* **TASK BRIEF**: Begin at the line containing "Reproduce this chart with matplotlib." in the entries below and end at the line containing "import numpy as np"; transcribe that range exactly and nothing outside it.

* **DATA SUPPLIED**:

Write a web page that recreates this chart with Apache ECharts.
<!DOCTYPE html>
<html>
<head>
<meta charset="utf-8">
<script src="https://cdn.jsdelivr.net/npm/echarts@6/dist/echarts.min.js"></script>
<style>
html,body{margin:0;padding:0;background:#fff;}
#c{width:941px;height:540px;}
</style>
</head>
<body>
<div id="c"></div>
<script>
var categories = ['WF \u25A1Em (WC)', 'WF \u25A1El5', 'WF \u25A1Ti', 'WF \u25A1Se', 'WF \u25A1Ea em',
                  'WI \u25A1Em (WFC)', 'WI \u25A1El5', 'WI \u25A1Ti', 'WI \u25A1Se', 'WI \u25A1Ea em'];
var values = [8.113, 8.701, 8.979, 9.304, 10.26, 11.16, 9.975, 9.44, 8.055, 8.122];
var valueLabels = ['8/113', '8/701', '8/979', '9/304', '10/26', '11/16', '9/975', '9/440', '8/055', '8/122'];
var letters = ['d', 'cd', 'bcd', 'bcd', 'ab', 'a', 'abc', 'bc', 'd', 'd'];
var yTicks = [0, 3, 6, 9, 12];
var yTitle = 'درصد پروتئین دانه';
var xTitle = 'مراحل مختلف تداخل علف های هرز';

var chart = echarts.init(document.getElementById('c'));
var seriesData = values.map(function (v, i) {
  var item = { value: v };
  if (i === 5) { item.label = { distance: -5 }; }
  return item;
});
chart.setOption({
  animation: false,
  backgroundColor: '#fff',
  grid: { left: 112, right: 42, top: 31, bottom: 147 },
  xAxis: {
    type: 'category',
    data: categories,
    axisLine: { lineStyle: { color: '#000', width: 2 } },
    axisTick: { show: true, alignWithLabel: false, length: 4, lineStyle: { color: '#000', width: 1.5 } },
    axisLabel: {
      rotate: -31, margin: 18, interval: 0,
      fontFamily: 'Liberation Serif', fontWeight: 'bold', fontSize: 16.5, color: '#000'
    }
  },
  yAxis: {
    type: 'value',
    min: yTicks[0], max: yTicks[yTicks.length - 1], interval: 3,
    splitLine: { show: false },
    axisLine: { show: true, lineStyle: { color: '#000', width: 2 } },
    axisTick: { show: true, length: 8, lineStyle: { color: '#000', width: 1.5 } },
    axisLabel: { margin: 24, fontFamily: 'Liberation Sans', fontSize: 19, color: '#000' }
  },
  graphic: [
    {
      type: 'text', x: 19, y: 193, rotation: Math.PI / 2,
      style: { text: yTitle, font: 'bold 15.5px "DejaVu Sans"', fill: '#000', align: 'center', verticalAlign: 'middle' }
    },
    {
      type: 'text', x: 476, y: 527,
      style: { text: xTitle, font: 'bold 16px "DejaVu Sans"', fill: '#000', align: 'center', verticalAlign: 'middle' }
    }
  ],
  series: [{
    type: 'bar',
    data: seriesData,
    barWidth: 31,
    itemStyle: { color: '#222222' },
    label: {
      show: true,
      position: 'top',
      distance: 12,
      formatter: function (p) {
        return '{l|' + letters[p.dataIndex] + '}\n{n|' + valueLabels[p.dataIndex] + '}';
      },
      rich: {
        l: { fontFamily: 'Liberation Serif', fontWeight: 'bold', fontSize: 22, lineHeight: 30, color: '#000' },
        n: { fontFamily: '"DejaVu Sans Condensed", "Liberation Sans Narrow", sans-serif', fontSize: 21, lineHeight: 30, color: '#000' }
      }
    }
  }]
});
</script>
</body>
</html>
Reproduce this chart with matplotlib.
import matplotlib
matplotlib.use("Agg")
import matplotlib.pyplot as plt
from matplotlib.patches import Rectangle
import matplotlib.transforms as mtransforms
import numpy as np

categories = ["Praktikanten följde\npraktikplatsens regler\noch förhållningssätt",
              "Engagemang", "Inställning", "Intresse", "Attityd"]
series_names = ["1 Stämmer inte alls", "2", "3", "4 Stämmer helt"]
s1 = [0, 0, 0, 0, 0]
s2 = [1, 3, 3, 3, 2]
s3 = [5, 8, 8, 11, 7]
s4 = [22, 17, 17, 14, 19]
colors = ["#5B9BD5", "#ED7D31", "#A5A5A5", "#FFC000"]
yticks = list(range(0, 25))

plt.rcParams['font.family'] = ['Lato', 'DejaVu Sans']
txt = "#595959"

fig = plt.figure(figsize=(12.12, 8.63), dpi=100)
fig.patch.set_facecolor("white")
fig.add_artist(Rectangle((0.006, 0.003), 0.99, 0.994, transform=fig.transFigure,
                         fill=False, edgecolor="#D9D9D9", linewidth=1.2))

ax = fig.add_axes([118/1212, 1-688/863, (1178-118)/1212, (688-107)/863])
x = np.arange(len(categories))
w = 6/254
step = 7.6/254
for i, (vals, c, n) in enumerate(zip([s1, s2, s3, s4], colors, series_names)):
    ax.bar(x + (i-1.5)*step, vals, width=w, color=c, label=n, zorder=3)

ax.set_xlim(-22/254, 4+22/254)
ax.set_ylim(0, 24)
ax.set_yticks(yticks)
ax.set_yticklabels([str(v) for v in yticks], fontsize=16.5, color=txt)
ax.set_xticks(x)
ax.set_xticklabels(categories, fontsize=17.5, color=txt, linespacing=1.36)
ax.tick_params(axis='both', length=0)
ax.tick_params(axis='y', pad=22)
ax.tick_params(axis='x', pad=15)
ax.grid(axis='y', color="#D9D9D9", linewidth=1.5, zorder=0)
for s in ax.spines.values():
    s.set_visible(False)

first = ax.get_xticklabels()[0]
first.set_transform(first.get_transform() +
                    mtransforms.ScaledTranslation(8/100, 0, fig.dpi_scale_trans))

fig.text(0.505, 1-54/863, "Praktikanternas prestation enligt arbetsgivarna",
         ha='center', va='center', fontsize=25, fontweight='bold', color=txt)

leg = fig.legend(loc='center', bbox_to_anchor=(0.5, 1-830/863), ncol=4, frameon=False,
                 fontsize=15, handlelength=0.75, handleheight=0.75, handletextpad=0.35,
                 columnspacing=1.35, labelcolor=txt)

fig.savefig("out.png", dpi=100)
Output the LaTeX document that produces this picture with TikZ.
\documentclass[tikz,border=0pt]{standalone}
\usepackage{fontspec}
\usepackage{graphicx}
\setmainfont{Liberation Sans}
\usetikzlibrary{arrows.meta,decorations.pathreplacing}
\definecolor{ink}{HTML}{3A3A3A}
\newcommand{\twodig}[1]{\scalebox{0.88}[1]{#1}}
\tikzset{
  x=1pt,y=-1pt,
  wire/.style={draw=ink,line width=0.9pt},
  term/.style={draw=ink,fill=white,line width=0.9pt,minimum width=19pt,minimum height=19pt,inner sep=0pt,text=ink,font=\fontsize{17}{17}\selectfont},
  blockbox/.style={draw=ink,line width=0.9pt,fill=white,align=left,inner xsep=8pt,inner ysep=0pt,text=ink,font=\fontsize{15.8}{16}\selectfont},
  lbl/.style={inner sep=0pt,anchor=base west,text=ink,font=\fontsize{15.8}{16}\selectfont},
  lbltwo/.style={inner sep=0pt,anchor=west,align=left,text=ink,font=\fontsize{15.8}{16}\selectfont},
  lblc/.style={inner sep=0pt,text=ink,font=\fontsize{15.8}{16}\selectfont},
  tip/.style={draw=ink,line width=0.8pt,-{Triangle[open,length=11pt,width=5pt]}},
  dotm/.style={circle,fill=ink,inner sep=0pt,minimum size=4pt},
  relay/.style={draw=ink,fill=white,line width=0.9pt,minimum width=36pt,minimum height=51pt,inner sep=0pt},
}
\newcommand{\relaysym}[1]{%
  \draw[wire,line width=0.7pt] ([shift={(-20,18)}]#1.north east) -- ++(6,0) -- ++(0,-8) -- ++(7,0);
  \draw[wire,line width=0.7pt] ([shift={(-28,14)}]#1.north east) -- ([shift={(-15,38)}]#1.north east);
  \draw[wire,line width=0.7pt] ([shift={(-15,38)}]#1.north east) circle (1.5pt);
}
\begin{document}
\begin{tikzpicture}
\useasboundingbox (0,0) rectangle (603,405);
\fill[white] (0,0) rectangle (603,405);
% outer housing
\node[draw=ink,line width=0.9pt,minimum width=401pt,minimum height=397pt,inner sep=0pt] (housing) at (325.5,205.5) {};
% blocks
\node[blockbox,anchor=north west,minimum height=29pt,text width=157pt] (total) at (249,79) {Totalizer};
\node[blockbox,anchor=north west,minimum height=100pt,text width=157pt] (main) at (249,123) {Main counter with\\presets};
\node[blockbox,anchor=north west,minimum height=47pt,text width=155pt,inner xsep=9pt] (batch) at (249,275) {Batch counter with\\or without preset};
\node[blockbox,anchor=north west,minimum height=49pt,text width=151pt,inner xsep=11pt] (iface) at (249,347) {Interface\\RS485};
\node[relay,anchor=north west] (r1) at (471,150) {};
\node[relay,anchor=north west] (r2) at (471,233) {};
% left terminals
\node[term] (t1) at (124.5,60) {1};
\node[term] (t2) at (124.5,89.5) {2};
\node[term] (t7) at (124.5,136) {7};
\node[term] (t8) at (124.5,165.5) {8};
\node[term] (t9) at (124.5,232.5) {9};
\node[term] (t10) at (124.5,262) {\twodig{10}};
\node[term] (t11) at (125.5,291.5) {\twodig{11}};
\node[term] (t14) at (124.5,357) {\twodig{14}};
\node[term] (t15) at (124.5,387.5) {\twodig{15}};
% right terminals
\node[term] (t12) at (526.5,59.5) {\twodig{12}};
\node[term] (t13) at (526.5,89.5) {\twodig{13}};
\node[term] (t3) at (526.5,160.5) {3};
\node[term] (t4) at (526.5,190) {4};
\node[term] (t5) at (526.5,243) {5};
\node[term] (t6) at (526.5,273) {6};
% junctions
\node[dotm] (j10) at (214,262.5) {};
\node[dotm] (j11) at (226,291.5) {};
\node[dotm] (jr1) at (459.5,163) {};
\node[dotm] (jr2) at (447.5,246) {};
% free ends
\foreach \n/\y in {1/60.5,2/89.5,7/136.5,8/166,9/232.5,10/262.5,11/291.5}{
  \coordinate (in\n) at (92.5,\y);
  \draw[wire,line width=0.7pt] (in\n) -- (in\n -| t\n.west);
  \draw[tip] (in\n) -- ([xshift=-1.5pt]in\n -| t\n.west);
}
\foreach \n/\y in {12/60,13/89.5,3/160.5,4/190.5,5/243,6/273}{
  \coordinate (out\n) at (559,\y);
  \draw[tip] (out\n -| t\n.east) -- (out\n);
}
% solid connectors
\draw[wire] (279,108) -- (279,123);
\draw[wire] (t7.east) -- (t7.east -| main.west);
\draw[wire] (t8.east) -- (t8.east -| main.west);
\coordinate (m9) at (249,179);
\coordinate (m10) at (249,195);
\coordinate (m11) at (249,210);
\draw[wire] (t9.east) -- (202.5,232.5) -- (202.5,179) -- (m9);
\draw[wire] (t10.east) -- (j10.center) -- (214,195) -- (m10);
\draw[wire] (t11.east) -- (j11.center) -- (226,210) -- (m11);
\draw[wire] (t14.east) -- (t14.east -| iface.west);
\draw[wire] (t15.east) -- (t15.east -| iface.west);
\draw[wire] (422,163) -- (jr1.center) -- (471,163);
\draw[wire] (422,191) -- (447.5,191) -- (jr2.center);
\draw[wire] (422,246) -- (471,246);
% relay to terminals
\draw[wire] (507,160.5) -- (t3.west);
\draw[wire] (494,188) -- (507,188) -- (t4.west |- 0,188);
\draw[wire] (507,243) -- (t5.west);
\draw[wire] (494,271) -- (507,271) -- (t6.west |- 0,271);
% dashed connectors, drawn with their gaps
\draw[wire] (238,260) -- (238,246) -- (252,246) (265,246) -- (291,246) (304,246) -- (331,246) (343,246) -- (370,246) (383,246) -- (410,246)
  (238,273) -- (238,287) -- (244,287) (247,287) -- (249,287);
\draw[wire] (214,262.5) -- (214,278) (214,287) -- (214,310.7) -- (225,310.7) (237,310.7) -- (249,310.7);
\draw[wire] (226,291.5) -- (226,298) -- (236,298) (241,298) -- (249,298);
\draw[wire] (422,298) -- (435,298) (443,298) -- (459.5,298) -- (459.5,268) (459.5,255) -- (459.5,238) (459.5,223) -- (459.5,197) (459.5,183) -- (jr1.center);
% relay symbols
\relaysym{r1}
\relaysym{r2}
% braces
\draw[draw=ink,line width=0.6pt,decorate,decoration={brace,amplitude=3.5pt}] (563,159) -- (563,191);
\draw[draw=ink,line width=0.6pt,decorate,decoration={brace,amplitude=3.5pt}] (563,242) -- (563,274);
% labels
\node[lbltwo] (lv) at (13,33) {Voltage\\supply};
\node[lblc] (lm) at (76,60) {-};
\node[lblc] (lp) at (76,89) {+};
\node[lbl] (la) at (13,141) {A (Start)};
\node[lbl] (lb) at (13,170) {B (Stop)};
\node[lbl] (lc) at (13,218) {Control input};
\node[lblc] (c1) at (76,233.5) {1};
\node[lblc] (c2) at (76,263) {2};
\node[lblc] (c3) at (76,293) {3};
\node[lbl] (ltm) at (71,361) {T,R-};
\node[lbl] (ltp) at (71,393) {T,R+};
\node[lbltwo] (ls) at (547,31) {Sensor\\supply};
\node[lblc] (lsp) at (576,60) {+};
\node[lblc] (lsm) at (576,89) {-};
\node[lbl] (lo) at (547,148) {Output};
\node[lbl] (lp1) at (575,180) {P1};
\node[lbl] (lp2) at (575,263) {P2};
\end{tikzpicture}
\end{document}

* **IN RESPONSE**:
Reproduce this chart with matplotlib.
import matplotlib
matplotlib.use("Agg")
import matplotlib.pyplot as plt
from matplotlib.patches import Rectangle
import matplotlib.transforms as mtransforms
import numpy as np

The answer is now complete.